Alberta's chief electoral officer is rebuffing calls from Premier Danielle Smith and her justice minister to reverse course and sign off on a proposed referendum question on separation.
On social media, Smith and Justice Minister Mickey Amery said earlier Tuesday that Albertans should be able to embark on gathering signatures "without needless bureaucratic red tape or court applications slowing the process."
Their remarks came after chief electoral officer Gordon McClure announced he had referred the proposed referendum question on separation to the courts so a judge could decide if it contravenes Canada's Constitution.
McClure, in a statement Tuesday, responded by saying he's merely following procedure and that the gravity of such a potential referendum invites judicial oversight and close inspection.
"In seeking the opinion of the Court, the Chief Electoral Officer is fulfilling his duty under the Citizen Initiative Act in an independent, neutral and non-partisan manner," he said.
The proposed question — which needs McClure's approval before the group behind it can start gathering the signatures necessary to get it on a ballot — seeks a yes or no answer to: "Do you agree that the Province of Alberta shall become a sovereign country and cease to be a province in Canada?"
Amery says in his post that since the province would ultimately be responsible for implementing any referendum result, the electoral officer's request for judicial scrutiny is premature.
"We encourage Elections Alberta to withdraw its court reference and permit Albertans their democratic right to participate in the citizen initiative process," he wrote.
Smith's post said she agrees with Amery, but adds she believes in "Alberta sovereignty within a united Canada."
McClure, in his statement, said the question is "serious and significant," and that it has "the potential to have profound impact on all Albertans."
He also clarified that he's specifically looking for a judge to rule if the proposed question contravenes specific sections of the Constitution, including the rights set out in the Charter, the enforcement of those rights, and treaty rights.
Smith and Amery's comments came after the group that submitted the question called the electoral officer's Monday decision a "delay tactic."
Opposition NDP deputy leader Rakhi Pancholi, in a statement, accused Smith and Amery of going against the administration of a law they themselves set in order to appease separatists within the United Conservative Party.
“Yet again, Danielle Smith and her UCP government’s authoritarian tendencies, corruption and incompetence are on full display," Pancholi said.
“Albertans deserve better than a government hell-bent on tearing our country apart to save their political skins.”

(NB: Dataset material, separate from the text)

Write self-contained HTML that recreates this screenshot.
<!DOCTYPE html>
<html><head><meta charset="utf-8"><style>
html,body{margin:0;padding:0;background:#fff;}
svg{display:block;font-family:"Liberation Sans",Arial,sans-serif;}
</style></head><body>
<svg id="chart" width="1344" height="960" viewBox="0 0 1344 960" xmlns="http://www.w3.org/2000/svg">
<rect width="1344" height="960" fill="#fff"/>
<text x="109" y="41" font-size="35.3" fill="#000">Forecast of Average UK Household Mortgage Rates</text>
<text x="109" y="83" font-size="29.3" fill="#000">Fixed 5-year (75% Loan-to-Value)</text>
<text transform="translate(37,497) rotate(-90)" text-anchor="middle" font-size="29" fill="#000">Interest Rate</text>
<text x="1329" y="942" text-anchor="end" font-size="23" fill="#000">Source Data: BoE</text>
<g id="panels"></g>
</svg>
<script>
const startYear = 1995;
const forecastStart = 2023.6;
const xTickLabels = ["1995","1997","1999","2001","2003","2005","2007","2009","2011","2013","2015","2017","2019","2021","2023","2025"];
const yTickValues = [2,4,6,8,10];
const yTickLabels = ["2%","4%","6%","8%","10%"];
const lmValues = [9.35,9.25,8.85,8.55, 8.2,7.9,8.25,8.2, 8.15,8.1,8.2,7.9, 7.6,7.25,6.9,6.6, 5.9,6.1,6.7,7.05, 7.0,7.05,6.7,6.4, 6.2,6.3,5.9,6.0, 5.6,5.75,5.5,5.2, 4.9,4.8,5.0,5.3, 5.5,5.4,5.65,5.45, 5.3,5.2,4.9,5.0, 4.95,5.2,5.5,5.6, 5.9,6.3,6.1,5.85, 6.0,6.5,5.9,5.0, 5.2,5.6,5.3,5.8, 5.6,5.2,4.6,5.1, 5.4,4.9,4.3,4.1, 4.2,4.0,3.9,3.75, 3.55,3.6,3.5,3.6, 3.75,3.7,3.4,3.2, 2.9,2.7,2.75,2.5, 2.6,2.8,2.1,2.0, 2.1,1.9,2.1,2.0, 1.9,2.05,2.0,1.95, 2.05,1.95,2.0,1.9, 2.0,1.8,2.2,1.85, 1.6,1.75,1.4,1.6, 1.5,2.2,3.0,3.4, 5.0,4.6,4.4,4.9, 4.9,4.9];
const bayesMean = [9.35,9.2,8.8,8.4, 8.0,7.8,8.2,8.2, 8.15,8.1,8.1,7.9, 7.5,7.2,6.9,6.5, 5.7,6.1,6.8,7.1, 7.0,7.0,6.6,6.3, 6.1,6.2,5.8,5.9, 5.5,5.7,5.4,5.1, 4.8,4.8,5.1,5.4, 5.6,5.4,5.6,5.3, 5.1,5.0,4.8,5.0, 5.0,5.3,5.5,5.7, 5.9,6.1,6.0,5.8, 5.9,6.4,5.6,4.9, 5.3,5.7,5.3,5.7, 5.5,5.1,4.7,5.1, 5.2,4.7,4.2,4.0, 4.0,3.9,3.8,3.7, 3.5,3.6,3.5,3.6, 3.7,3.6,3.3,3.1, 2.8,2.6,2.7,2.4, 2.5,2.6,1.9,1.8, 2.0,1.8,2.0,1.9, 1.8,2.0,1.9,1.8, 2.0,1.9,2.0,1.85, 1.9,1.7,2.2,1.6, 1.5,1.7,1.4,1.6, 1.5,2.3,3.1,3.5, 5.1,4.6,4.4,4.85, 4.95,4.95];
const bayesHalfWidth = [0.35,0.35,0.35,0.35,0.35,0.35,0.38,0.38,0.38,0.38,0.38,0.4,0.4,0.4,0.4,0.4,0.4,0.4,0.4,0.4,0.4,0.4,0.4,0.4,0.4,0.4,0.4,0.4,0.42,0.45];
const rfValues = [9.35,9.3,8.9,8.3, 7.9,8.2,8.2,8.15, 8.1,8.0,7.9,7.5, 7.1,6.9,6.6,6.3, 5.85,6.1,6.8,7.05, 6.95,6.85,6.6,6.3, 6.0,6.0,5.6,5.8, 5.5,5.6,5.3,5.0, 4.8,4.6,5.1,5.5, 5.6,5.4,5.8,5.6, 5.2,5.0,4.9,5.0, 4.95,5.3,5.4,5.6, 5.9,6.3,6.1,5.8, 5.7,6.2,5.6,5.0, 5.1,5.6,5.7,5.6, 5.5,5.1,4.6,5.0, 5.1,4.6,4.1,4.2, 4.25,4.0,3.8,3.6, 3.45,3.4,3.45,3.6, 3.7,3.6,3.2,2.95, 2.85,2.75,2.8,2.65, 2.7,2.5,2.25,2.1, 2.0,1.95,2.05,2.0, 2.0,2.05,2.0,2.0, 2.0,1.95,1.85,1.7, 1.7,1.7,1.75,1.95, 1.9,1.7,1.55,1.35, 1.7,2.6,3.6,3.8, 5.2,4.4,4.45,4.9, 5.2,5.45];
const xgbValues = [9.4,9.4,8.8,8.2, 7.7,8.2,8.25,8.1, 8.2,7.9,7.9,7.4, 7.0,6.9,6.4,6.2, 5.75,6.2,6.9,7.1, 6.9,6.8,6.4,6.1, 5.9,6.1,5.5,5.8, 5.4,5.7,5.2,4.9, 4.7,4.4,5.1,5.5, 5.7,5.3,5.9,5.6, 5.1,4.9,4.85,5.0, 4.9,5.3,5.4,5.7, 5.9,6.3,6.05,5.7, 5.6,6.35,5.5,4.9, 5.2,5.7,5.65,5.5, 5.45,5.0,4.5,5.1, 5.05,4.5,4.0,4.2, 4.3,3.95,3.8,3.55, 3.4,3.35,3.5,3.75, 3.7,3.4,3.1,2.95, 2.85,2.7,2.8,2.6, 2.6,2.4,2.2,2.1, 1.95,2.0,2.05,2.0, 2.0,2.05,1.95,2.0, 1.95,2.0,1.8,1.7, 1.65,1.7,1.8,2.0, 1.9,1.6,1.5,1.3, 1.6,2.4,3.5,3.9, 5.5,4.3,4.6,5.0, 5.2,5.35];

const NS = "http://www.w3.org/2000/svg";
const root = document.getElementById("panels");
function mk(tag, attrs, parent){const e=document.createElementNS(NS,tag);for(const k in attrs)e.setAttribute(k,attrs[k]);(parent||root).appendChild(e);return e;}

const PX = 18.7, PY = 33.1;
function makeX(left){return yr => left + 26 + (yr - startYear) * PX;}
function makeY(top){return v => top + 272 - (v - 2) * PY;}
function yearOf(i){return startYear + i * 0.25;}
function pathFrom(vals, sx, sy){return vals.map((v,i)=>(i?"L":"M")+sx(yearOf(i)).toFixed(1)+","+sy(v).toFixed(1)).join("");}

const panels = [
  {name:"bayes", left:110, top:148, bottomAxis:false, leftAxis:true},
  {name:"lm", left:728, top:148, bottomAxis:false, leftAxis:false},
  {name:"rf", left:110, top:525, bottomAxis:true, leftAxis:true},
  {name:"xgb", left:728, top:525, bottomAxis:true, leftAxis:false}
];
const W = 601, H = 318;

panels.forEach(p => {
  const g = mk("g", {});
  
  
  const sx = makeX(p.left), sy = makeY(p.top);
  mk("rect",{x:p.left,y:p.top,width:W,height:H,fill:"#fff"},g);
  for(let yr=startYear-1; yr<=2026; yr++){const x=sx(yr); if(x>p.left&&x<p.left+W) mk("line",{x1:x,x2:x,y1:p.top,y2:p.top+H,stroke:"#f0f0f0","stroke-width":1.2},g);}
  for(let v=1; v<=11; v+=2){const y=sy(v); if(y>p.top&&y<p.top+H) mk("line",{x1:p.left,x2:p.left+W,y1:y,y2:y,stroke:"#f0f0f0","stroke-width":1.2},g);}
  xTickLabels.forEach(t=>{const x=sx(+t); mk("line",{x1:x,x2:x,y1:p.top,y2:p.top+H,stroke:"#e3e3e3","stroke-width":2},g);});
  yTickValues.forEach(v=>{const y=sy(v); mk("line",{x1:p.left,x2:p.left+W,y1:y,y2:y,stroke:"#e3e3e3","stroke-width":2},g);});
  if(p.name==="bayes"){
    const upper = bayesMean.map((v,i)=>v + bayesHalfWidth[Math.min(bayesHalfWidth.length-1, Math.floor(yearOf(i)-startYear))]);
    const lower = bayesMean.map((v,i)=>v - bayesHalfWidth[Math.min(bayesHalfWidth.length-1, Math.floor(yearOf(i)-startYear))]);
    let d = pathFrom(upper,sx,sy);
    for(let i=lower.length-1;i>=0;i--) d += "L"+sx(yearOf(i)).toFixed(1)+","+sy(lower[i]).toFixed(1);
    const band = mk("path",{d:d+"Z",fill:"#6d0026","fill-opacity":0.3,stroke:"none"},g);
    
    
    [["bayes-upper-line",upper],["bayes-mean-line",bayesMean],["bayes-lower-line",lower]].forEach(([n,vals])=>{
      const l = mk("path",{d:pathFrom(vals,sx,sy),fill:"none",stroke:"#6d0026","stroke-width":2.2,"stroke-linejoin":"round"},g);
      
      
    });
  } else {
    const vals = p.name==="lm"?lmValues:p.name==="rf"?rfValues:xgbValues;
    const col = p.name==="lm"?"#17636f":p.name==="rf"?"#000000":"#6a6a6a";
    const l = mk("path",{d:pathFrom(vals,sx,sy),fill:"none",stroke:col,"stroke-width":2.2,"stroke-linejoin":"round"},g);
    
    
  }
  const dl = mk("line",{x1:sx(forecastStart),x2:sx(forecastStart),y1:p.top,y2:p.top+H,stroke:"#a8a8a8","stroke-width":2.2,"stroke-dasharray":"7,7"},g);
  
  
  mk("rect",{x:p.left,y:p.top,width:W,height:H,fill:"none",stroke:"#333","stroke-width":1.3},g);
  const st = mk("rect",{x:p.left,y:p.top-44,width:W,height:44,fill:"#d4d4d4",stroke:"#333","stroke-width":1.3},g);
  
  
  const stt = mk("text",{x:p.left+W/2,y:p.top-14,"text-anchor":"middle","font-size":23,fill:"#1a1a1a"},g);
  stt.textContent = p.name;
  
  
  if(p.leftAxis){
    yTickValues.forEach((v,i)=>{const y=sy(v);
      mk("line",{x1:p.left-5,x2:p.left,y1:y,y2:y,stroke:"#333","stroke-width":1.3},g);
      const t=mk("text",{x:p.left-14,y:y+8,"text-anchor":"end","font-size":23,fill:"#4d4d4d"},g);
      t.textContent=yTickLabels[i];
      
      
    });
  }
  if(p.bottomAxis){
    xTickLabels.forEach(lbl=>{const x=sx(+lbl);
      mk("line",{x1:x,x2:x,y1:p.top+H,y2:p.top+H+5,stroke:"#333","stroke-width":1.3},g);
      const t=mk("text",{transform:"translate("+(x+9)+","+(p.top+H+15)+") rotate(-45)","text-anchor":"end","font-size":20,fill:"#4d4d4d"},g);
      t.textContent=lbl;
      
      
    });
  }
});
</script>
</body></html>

Mitch Sylvestre with the Alberta Prosperity Project, whose name is attached to the application submitted to the electoral officer, has not responded to interview requests this week.
Sylvestre has said he thinks interest among Albertans in holding a separation referendum increases with every speaking event his group organizes.
"The more people that hear what the message is, the more people that will be in favour," he said in an interview last month.
Provincial law says a hearing date must be scheduled within 10 days of the court referral, and McClure's office says he would have 30 days after a court ruling is issued to determine if the proposed referendum question meets other legislated requirements.
If approved, Sylvestre and the Alberta Prosperity Project would need to collect 177,000 signatures in four months to put the question of Alberta separation on a ballot.
In June, the chief electoral officer approved a competing question that seeks to have Alberta make it official policy that the province will never separate from Canada.
That petition, put forward by former Alberta Progressive Conservative deputy premier Thomas Lukaszuk, was approved before new provincial rules took effect that lowered the threshold for citizen-initiated referendums to get on ballots.
Amery said Tuesday the rule changes were intended to make the process "broadly permissive" and that McClure's referral to the court didn't match the intent behind the changes.